> [Records provided]:
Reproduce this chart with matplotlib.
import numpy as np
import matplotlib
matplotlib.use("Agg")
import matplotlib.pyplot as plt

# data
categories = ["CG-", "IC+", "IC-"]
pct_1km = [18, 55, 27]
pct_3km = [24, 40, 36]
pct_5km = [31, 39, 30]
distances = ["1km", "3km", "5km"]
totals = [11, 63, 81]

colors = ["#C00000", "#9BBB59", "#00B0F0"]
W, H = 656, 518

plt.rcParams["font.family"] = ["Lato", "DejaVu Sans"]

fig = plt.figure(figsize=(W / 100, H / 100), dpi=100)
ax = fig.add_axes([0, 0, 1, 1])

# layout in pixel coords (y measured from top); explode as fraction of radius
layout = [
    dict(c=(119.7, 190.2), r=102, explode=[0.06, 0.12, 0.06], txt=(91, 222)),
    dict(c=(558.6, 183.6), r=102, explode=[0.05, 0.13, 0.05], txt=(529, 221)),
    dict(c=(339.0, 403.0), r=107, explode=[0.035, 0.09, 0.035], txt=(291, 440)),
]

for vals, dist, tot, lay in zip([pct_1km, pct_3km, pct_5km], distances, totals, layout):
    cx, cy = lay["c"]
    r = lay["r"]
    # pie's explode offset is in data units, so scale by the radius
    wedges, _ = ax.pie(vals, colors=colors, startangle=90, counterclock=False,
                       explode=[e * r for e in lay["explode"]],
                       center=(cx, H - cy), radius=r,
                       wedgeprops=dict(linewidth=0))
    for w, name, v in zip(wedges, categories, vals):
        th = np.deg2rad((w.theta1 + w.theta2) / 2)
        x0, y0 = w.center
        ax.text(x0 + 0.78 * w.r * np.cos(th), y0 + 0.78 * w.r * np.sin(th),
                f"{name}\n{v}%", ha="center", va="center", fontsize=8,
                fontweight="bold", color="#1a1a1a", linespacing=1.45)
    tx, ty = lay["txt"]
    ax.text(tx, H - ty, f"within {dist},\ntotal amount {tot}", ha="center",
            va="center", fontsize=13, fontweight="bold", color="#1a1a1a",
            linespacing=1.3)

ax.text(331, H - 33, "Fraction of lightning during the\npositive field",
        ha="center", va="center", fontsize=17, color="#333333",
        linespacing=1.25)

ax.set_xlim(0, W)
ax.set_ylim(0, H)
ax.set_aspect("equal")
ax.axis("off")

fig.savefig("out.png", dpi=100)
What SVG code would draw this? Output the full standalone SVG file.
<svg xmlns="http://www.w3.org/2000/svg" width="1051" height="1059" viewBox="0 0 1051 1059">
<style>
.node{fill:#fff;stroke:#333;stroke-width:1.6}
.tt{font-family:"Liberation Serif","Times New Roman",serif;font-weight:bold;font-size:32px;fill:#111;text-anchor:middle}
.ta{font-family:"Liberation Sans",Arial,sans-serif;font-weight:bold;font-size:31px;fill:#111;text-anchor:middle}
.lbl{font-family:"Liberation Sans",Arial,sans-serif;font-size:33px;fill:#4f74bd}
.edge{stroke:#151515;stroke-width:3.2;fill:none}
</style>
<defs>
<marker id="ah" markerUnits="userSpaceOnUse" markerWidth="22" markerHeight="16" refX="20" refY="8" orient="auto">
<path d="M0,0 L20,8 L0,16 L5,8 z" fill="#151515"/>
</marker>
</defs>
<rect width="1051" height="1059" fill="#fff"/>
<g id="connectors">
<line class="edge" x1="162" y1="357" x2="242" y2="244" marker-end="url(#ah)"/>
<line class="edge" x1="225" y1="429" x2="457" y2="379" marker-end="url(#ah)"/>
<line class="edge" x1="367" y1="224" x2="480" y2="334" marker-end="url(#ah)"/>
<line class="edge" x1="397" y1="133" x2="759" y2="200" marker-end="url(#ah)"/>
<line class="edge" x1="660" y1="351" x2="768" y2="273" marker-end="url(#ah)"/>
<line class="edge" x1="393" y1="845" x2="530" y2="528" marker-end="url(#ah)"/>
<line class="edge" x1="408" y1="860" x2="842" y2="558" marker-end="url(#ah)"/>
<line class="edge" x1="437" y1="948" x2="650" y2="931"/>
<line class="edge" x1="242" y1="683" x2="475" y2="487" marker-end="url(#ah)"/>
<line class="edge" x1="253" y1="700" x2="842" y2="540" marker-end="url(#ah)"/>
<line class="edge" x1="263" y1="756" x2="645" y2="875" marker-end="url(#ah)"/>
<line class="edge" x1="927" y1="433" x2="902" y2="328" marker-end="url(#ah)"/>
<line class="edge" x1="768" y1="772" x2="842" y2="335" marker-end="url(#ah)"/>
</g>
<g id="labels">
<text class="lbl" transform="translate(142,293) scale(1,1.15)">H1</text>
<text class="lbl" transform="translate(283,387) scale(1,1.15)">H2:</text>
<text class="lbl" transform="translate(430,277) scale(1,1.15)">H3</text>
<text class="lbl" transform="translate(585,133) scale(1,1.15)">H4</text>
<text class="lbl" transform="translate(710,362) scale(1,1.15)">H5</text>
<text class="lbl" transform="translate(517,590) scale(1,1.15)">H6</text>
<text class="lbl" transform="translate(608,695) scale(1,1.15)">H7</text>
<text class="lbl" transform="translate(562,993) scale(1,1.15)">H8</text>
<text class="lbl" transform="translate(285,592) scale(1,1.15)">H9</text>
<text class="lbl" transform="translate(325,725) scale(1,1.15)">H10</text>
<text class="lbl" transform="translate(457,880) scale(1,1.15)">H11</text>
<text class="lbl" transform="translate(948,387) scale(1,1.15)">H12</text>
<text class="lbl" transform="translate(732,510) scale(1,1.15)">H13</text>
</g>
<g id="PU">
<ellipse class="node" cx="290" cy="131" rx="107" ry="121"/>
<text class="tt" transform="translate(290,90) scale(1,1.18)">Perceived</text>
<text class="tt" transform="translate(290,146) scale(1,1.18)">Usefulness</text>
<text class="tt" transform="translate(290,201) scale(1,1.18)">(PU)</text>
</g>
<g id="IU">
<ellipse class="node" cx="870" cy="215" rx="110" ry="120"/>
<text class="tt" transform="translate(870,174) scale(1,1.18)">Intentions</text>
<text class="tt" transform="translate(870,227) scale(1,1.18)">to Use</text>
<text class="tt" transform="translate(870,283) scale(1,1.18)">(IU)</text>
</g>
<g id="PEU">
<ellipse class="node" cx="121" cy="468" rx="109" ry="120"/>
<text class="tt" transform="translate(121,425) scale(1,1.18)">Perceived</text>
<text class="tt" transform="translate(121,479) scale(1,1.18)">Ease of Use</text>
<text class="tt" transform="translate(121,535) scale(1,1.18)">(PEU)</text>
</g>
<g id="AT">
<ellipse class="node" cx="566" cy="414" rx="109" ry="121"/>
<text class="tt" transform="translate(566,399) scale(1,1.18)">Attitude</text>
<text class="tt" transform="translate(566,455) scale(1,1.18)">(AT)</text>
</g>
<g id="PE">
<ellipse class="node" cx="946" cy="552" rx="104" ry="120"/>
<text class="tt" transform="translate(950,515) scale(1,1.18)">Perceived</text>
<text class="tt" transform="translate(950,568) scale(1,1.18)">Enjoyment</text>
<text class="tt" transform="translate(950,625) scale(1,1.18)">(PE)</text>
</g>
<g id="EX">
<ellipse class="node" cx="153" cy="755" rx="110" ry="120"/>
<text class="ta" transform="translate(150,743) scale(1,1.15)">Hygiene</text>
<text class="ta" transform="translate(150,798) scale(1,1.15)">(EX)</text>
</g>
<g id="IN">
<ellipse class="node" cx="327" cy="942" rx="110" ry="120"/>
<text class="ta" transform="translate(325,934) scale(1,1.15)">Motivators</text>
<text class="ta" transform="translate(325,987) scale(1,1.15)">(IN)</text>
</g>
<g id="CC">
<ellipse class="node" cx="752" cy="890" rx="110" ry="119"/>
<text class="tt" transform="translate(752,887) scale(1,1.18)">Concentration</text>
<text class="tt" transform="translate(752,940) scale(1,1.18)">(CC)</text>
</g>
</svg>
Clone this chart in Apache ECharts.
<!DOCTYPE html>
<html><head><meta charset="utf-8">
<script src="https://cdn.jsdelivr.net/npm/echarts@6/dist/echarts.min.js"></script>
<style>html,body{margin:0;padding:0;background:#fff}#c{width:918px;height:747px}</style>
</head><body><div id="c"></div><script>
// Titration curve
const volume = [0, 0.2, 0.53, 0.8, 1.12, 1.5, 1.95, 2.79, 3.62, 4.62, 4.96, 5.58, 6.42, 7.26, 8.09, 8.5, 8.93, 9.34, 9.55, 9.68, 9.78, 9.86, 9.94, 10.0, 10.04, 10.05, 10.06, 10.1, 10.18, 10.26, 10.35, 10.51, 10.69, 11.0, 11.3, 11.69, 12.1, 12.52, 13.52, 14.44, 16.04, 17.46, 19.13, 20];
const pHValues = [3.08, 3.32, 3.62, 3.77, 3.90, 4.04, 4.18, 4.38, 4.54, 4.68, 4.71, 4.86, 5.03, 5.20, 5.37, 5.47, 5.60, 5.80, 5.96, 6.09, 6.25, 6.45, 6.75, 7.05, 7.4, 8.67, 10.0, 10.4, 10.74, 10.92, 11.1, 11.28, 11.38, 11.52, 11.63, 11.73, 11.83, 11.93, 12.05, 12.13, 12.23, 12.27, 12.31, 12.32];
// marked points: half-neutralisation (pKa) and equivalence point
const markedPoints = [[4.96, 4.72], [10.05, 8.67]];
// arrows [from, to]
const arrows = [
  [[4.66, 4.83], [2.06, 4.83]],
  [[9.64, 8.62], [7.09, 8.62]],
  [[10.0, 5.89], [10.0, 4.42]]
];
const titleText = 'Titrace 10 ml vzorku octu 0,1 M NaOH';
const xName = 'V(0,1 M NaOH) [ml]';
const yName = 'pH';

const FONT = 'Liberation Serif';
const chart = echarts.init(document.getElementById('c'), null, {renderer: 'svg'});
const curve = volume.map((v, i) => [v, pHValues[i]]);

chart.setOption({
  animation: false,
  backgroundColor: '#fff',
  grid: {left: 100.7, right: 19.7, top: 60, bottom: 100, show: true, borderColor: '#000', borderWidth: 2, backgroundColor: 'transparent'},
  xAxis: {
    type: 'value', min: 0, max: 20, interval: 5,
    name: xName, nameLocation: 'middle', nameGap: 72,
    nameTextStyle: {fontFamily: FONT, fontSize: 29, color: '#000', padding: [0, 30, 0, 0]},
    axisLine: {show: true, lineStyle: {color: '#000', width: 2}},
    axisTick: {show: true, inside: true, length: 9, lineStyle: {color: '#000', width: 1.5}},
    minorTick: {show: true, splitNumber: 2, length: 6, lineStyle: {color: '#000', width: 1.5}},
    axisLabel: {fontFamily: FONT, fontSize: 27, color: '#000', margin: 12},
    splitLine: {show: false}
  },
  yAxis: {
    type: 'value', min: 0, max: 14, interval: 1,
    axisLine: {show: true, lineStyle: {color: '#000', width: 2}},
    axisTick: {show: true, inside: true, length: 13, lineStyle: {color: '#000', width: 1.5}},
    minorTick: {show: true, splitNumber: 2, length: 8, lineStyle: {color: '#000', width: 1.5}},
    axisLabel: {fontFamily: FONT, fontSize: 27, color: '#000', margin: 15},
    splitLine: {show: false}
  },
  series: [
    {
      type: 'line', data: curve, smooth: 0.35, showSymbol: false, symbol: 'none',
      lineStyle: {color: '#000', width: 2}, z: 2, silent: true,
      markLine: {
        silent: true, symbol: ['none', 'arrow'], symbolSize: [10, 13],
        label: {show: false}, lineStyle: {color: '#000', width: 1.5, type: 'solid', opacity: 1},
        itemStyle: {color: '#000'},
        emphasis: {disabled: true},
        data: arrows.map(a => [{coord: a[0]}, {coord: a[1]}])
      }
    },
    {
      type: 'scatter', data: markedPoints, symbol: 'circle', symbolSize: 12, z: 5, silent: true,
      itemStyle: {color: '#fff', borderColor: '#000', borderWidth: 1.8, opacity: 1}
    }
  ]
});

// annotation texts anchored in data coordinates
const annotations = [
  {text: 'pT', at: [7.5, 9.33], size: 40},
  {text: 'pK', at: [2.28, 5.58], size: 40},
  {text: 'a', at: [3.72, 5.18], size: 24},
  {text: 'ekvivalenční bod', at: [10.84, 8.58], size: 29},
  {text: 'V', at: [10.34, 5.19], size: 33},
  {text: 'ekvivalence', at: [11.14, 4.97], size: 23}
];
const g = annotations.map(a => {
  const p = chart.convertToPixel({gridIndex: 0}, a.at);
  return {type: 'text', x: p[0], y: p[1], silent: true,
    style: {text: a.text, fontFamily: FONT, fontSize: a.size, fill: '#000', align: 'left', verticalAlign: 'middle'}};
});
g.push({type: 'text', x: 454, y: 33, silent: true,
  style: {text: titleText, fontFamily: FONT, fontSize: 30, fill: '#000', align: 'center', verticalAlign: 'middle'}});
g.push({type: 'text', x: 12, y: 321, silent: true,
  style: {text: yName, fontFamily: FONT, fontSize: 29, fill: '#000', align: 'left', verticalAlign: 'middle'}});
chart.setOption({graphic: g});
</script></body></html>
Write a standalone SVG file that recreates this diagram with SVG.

> [Exercise]: Exactly how many lines of the material contain the word "this"? Write the number alone.

> [Full response]: 4